Pero atención: solamente el cine japonés ha insistido en representar los monstruos originados por las radiaciones atómicas, apuntando explícitamente al objeto de la polémica. De ordinario, en cambio, el cine de vampiros o la revista de amenidades teratológicas desplazan completamente el problema y lo sitúan en una zona de leyenda y de irrealidad. Esta no es ya una polémica explícita, antes bien, ni siquiera es argumentación consciente. El terror del monstruo existe, pero se percibe como angustia fluctuante. Se ignora el problema proyectándolo en el reino de la fantasía.

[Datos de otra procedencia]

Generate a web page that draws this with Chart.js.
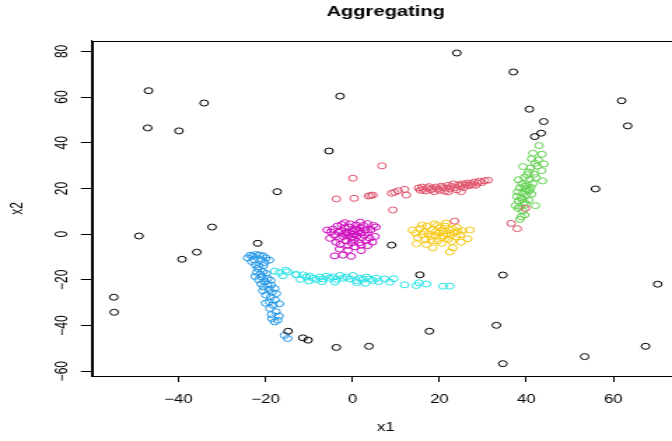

En este sentido, pues, la moda de los monstruos presentaría peligrosos puntos de contacto con la campaña para la construcción de refugios atómicos, los shelters de los que aparecen por doquier inserciones publicitarias. El refugio, de sobra lo sabemos, no servirá casi a nadie en caso de guerra atómica; sirve para remover el problema, para acostumbrarse a la perspectiva, a no tener ya miedo. En el fondo, se piensa, todo consiste en habituarse a la idea, como hicimos con la pólvora, enseñando a nuestros muchachos a jugar con fusiles de hojalata.
Y he aquí que en el número 284 de los Superman Cómics encuentro esta inserción publicitaria que anuncia un juguete divertido y barato: «Bomba atómica con humo auténtico, al caer produce un relámpago y una columna de humo que sube hasta el techo y adquiere forma de nube a modo de hongo. Veinte centavos».

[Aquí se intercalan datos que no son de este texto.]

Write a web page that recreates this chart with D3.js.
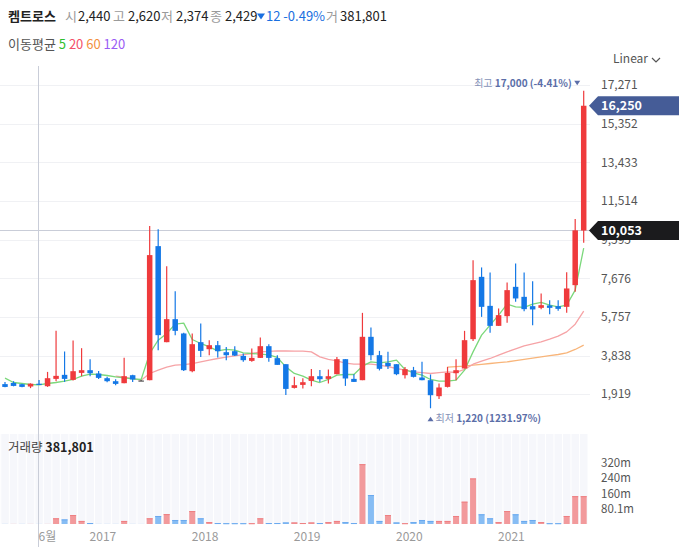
<!DOCTYPE html>
<html><head><meta charset="utf-8">
<script src="https://cdn.jsdelivr.net/npm/d3@7"></script>
<style>html,body{margin:0;padding:0;background:#fff;}svg{display:block;}</style>
</head><body>
<svg id="chart" width="679" height="547"></svg>
<script>
// ---------- data ----------
const months = ["2016-03","2016-04","2016-05","2016-06","2016-07","2016-08","2016-09","2016-10","2016-11","2016-12",
"2017-01","2017-02","2017-03","2017-04","2017-05","2017-06","2017-07","2017-08","2017-09","2017-10","2017-11","2017-12",
"2018-01","2018-02","2018-03","2018-04","2018-05","2018-06","2018-07","2018-08","2018-09","2018-10","2018-11","2018-12",
"2019-01","2019-02","2019-03","2019-04","2019-05","2019-06","2019-07","2019-08","2019-09","2019-10","2019-11","2019-12",
"2020-01","2020-02","2020-03","2020-04","2020-05","2020-06","2020-07","2020-08","2020-09","2020-10","2020-11","2020-12",
"2021-01","2021-02","2021-03","2021-04","2021-05","2021-06","2021-07","2021-08","2021-09","2021-10","2021-11"];
const opens  = [2420,2480,2416,2300,2440,2316,2680,2880,2630,2978,3112,2948,2714,2565,2466,2863,2600,2615,9276,4504,5647,4936,3062,4504,4155,4354,4006,4056,3823,3574,3723,4305,3708,3410,2232,2381,2580,2813,2680,2913,3659,2680,2615,4770,3857,3475,3410,2863,3112,2749,2615,1820,2282,2963,3196,4653,7750,6308,5314,5796,7253,6756,6293,6209,6328,6293,6259,7337,10050];
const highs  = [2530,2565,2440,2460,2620,3027,5066,4041,4588,4205,3659,3077,2780,2664,3724,2880,2620,10270,10120,8282,7039,4970,4936,5433,4603,4568,4270,4305,3942,4190,4737,4404,3857,3410,2780,2714,3177,3127,3146,3773,3659,2913,5960,5234,4071,4022,3410,3276,3276,3525,2898,2450,3276,3659,5066,8580,8217,7968,6179,7471,8416,7968,7536,6925,6591,6591,7983,10618,17000];
const lows   = [2270,2310,2270,2220,2374,2282,2560,2530,2600,2813,2813,2680,2515,2366,2466,2530,2580,2615,4106,4504,4852,3077,3012,3773,3857,3743,3609,3823,3525,3525,3723,3525,3376,1884,2200,2200,2316,2530,2450,2913,2332,2530,2615,3609,3100,3177,2863,2700,2749,2615,1220,1685,2252,2615,3196,4568,5761,4966,5314,5463,6507,6045,5349,6144,5896,6060,5960,7004,9440];
const closes = [2280,2330,2282,2441,2429,2714,2830,2680,3062,3112,2963,2730,2565,2431,2813,2650,2600,8830,4852,5647,5066,3112,4404,4071,4354,4056,3857,3840,3609,3723,4305,3723,3376,2182,2366,2515,2813,2664,2813,3659,2700,2530,4770,3857,3180,3311,2913,3162,2780,2615,1869,2252,2978,3112,4603,7586,6259,5314,5846,7089,6676,6144,6130,6343,6209,6159,7172,10060,16250];
// volume, millions
const volumes = [0.5,0.5,0.5,0.5,0.381801,0.5,30,24,47,16,5,0.5,0.5,0.5,16,0.5,0.3,30,42,52,21,21,68,30,10,5,4,4,4,4,30,5,5,8,8,5,8,5,10,16,10,5,314,152,16,47,8,4,10,21,16,16,16,42,117,239,51,30,10,68,51,16,21,10,4,4,42,146,146];
const ma5  = [2714,2500,2451,2401,2381,2451,2500,2565,2650,2814,2913,2898,2848,2779,2729,2679,2650,3942,4603,4936,5398,5448,4638,4439,4270,4071,4141,4106,3972,3942,3907,3872,3743,3276,2948,2814,2615,2500,2650,2863,2898,2898,3311,3524,3475,3524,3609,3147,2978,2863,2650,2565,2565,2615,3112,4022,4852,5349,5846,6393,6258,6229,6393,6477,6343,6258,6343,7089,9177];
const ma20 = [null,null,null,null,null,null,null,null,null,null,null,null,null,2813,2764,2689,2615,2948,3112,3261,3360,3385,3435,3524,3609,3693,3758,3823,3882,3942,4022,4046,4071,4066,4056,4056,4022,3773,3644,3574,3460,3410,3410,3410,3360,3286,3196,3112,3027,2988,2948,2988,3027,2998,3147,3410,3559,3693,3857,4022,4171,4320,4419,4519,4653,4802,5016,5398,6045];
const ma60 = [null,null,null,null,null,null,null,null,null,null,null,null,null,null,null,null,null,null,null,null,null,null,null,null,null,null,null,null,null,null,null,null,null,null,null,null,null,null,null,null,null,null,null,null,null,null,null,null,null,null,null,null,3261,3286,3311,3360,3400,3445,3485,3524,3584,3644,3708,3773,3833,3892,3972,4141,4355];
const ma120 = [];
const priceTicks = [1919,3838,5757,7676,9595,11514,13433,15352,17271];
const volTicks = [80.1,160,240,320];
const volTickLabels = ["80.1m","160m","240m","320m"];
const xTickIdx = [4,10,22,34,46,58];
const xTickLabels = ["6월","2017","2018","2019","2020","2021"];
const stockName = "켐트로스";
const hoverIdx = 4;
const crossPrice = 10053;
const maPeriods = ["5","20","60","120"];

// ---------- setup ----------
const FONT = "'Noto Sans CJK KR','Noto Sans',sans-serif";
const RED = "#ef3a3c", BLUE = "#1478e6";
const svg = d3.select("#chart").attr("font-family", FONT);
const N = closes.length;
const x = d3.scaleLinear().domain([0, N - 1]).range([5, 583.7]);
const y = d3.scaleLinear().domain([1919, 17271]).range([394.2, 85.2]);
const yv = d3.scaleLinear().domain([0, 320]).range([524, 463]);
const fmt = d3.format(",");
const plotRight = 590;

// grid
svg.append("g").selectAll("line").data(priceTicks).join("line")
  .attr("x1", 0).attr("x2", plotRight)
  .attr("y1", d => Math.round(y(d)) + 0.5).attr("y2", d => Math.round(y(d)) + 0.5)
  .attr("stroke", "#f0f1f4").attr("stroke-width", 1);

// volume pane stripes
svg.append("g").selectAll("rect").data(d3.range(-1, N)).join("rect")
  .attr("x", i => x(i) - 3.7).attr("width", 7.5)
  .attr("y", 434).attr("height", 90)
  .attr("fill", "#f6f7fb");

// crosshair
svg.append("line").attr("x1", 0).attr("x2", plotRight)
  .attr("y1", Math.round(y(crossPrice)) + 0.5).attr("y2", Math.round(y(crossPrice)) + 0.5)
  .attr("stroke", "#c9cdd8").attr("stroke-width", 1);
svg.append("line").attr("x1", Math.round(x(hoverIdx)) - 0.5).attr("x2", Math.round(x(hoverIdx)) - 0.5)
  .attr("y1", 66).attr("y2", 547)
  .attr("stroke", "#c9cdd8").attr("stroke-width", 1);

// moving averages
const line = d3.line().defined(d => d != null).x((d, i) => x(i)).y(d => y(d));
const maDefs = [[ma120, "#a77cf3"], [ma60, "#f8b57a"], [ma20, "#f6a3a6"], [ma5, "#7bd87b"]];
maDefs.forEach(([arr, c]) => {
  if (!arr.length) return;
  svg.append("path").datum(arr).attr("d", line)
    .attr("fill", "none").attr("stroke", c).attr("stroke-width", 1.3).attr("stroke-linejoin", "round");
});

// candles
const idx = d3.range(N);
const cColor = i => closes[i] > opens[i] ? RED : (closes[i] < opens[i] ? BLUE : "#555");
const cg = svg.append("g");
cg.selectAll("line").data(idx).join("line")
  .attr("x1", i => x(i)).attr("x2", i => x(i))
  .attr("y1", i => y(highs[i])).attr("y2", i => y(lows[i]))
  .attr("stroke", cColor).attr("stroke-width", 1.2);
cg.selectAll("rect").data(idx).join("rect")
  .attr("x", i => x(i) - 2.75).attr("width", 5.5)
  .attr("y", i => y(Math.max(opens[i], closes[i])))
  .attr("height", i => Math.max(1.2, Math.abs(y(opens[i]) - y(closes[i]))))
  .attr("fill", cColor);

// volume bars
const vUp = i => i === 0 ? closes[0] >= opens[0] : closes[i] >= closes[i - 1];
const vg = svg.append("g");
vg.selectAll("rect").data(idx).join("rect")
  .attr("x", i => x(i) - 3).attr("width", 6)
  .attr("y", i => yv(volumes[i])).attr("height", i => yv(0) - yv(volumes[i]))
  .attr("fill", i => vUp(i) ? "#f29a9c" : "#87bdf4");
vg.selectAll("line").data(idx.filter(i => volumes[i] > 2)).join("line")
  .attr("x1", i => x(i) - 3).attr("x2", i => x(i) + 3)
  .attr("y1", i => yv(volumes[i]) + 0.5).attr("y2", i => yv(volumes[i]) + 0.5)
  .attr("stroke", i => vUp(i) ? "#ee7f82" : "#6aa9ef").attr("stroke-width", 1);

// price axis labels
svg.append("g").selectAll("text").data(priceTicks).join("text")
  .attr("x", 601).attr("y", d => y(d)).attr("dy", "0.35em")
  .attr("font-size", 12).attr("fill", "#555").text(d => fmt(d));
// volume axis labels
svg.append("g").selectAll("text").data(volTicks).join("text")
  .attr("x", 601).attr("y", d => yv(d)).attr("dy", "0.35em")
  .attr("font-size", 11.5).attr("fill", "#555").text((d, i) => volTickLabels[i]);
// x axis labels
svg.append("g").selectAll("text").data(xTickIdx).join("text")
  .attr("x", i => x(i) - 0.5).attr("y", 540.5)
  .attr("font-size", 12).attr("fill", "#9a9a9a").text((d, k) => xTickLabels[k]);

// price label boxes
function priceTag(val, color) {
  const yy = y(val);
  svg.append("path").attr("d", `M589,${yy} L598,${yy - 9.5} L679,${yy - 9.5} L679,${yy + 9.5} L598,${yy + 9.5} Z`)
    .attr("fill", color);
  svg.append("text").attr("x", 601).attr("y", yy).attr("dy", "0.35em")
    .attr("font-size", 12.5).attr("font-weight", "bold").attr("fill", "#fff").text(fmt(val));
}
priceTag(crossPrice, "#1b1b1d");
priceTag(closes[N - 1], "#455c97");

// high / low annotations
const hiIdx = d3.maxIndex(highs), loIdx = d3.minIndex(lows);
const last = closes[N - 1];
const hiPct = (last / highs[hiIdx] - 1) * 100, loPct = (last / lows[loIdx] - 1) * 100;
const annC = "#5b6ea8";
const hx = x(hiIdx), hy = y(highs[hiIdx]);
svg.append("path").attr("d", `M${hx - 9.5},${hy - 10} L${hx - 3.5},${hy - 10} L${hx - 6.5},${hy - 5.5} Z`).attr("fill", annC);
const ht = svg.append("text").attr("x", hx - 12).attr("y", hy - 4).attr("text-anchor", "end").attr("font-size", 10);
ht.append("tspan").attr("fill", "#8592b8").text("최고 ");
ht.append("tspan").attr("fill", annC).attr("font-weight", "bold").text(`${fmt(highs[hiIdx])} (${hiPct.toFixed(2)}%)`);
const lx = x(loIdx), ly = y(lows[loIdx]);
svg.append("path").attr("d", `M${lx - 3},${ly + 13} L${lx + 3},${ly + 13} L${lx},${ly + 8.5} Z`).attr("fill", annC);
const lt = svg.append("text").attr("x", lx + 5).attr("y", ly + 14).attr("font-size", 10);
lt.append("tspan").attr("fill", "#8592b8").text("최저 ");
lt.append("tspan").attr("fill", annC).attr("font-weight", "bold").text(`${fmt(lows[loIdx])} (${loPct.toFixed(2)}%)`);

// header
const h = hoverIdx;
const chg = closes[h] - closes[h - 1];
const chgPct = chg / closes[h - 1] * 100;
const head = svg.append("g").attr("font-size", 13);
head.append("text").attr("x", 8).attr("y", 21).attr("font-weight", "bold").attr("fill", "#222").text(stockName);
const items = [["시", 65, opens[h], 78], ["고", 113, highs[h], 128], ["저", 161, lows[h], 176], ["종", 210, closes[h], 225]];
items.forEach(([lab, lx0, val, vx]) => {
  head.append("text").attr("x", lx0).attr("y", 21).attr("fill", "#9a9a9a").text(lab);
  head.append("text").attr("x", vx).attr("y", 21).attr("fill", "#222").text(fmt(val));
});
const chgColor = chg < 0 ? "#1a6fe0" : "#e8323a";
head.append("path").attr("d", chg < 0 ? "M257,13.5 L265,13.5 L261,19.5 Z" : "M257,19.5 L265,19.5 L261,13.5 Z").attr("fill", chgColor);
head.append("text").attr("x", 266).attr("y", 21).attr("fill", chgColor).text(`${Math.abs(chg)} ${chgPct.toFixed(2)}%`);
head.append("text").attr("x", 326).attr("y", 21).attr("fill", "#9a9a9a").text("거");
head.append("text").attr("x", 340).attr("y", 21).attr("fill", "#222").text(fmt(Math.round(volumes[h] * 1e6)));

const l2 = svg.append("text").attr("x", 8).attr("y", 48.5).attr("font-size", 13);
l2.append("tspan").attr("fill", "#555").text("이동평균 ");
const maCols = ["#2fbf2f", "#f4506a", "#f39040", "#9a5cf5"];
maPeriods.forEach((p, k) => l2.append("tspan").attr("fill", maCols[k]).text(p + " "));

// Linear dropdown
svg.append("text").attr("x", 613).attr("y", 63).attr("font-size", 12).attr("fill", "#555").text("Linear");
svg.append("path").attr("d", "M652,58 L656,62 L660,58").attr("fill", "none").attr("stroke", "#555").attr("stroke-width", 1.2);

// volume label
const vl = svg.append("text").attr("x", 8).attr("y", 452).attr("font-size", 12.5);
vl.append("tspan").attr("fill", "#444").text("거래량 ");
vl.append("tspan").attr("fill", "#222").attr("font-weight", "bold").text(fmt(Math.round(volumes[h] * 1e6)));
</script>
</body></html>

Bomba juguete o máscaras de Frankenstein, ¿no son ambas cosas dos modos de exorcizar el terror, poseerlo, reducirlo a medidas que permitan dominarlo? Vampiros o radiaciones, ya no hay razón para tener miedo, podemos reírnos de ello. Ya lo veis, todo aquí, es una máscara, un dólar más gastos postales. También el inconsciente tiene sus refugios antiatómicos.
Pero en un número de Mad (una revista goliárdica, del inconformismo a su manera, pero que a veces da en el blanco) aparece una historieta en ocho viñetas, sin palabras: un hombre de tipo medio lee alarmado el diario que habla de guerra atómica y ve escenas inquietantes en la televisión. Corre al jardín y se pone a cavar, junta ladrillos, hace trabajo de albañilería; construye un refugio, lo cubre con tierra (sólo sale afuera el filtro antirradiaciones para el aire), lo cierra, lo blinda, le coloca un rótulo «prohibida la entrada» (¿recordáis las polémicas sobre el derecho moral de dispararle al vecino si intenta ocupar vuestro shelter?), jadeando da los últimos toques mientras cae la noche. Pasa por allí un reportero con la cámara fotográfica, ve la escena y dispara una foto con el flash. El hombre se vuelve de repente, queda envuelto en un resplandor cegador (los manuales antiatómicos dan instrucciones sobre cómo comportarse si aparece una luz cegadora seguida de una explosión): intenta gritar y se desploma. La historia termina mientras un médico cubre el cadáver con una lona y el reportero se queda mirando perplejo. Concluye así el apólogo de una seguridad inútil. Pero es curioso el rostro del cadáver, con los rasgos exagerados por el dibujo humorístico: parece chupado desde dentro. Drácula cuando ve la luz del sol.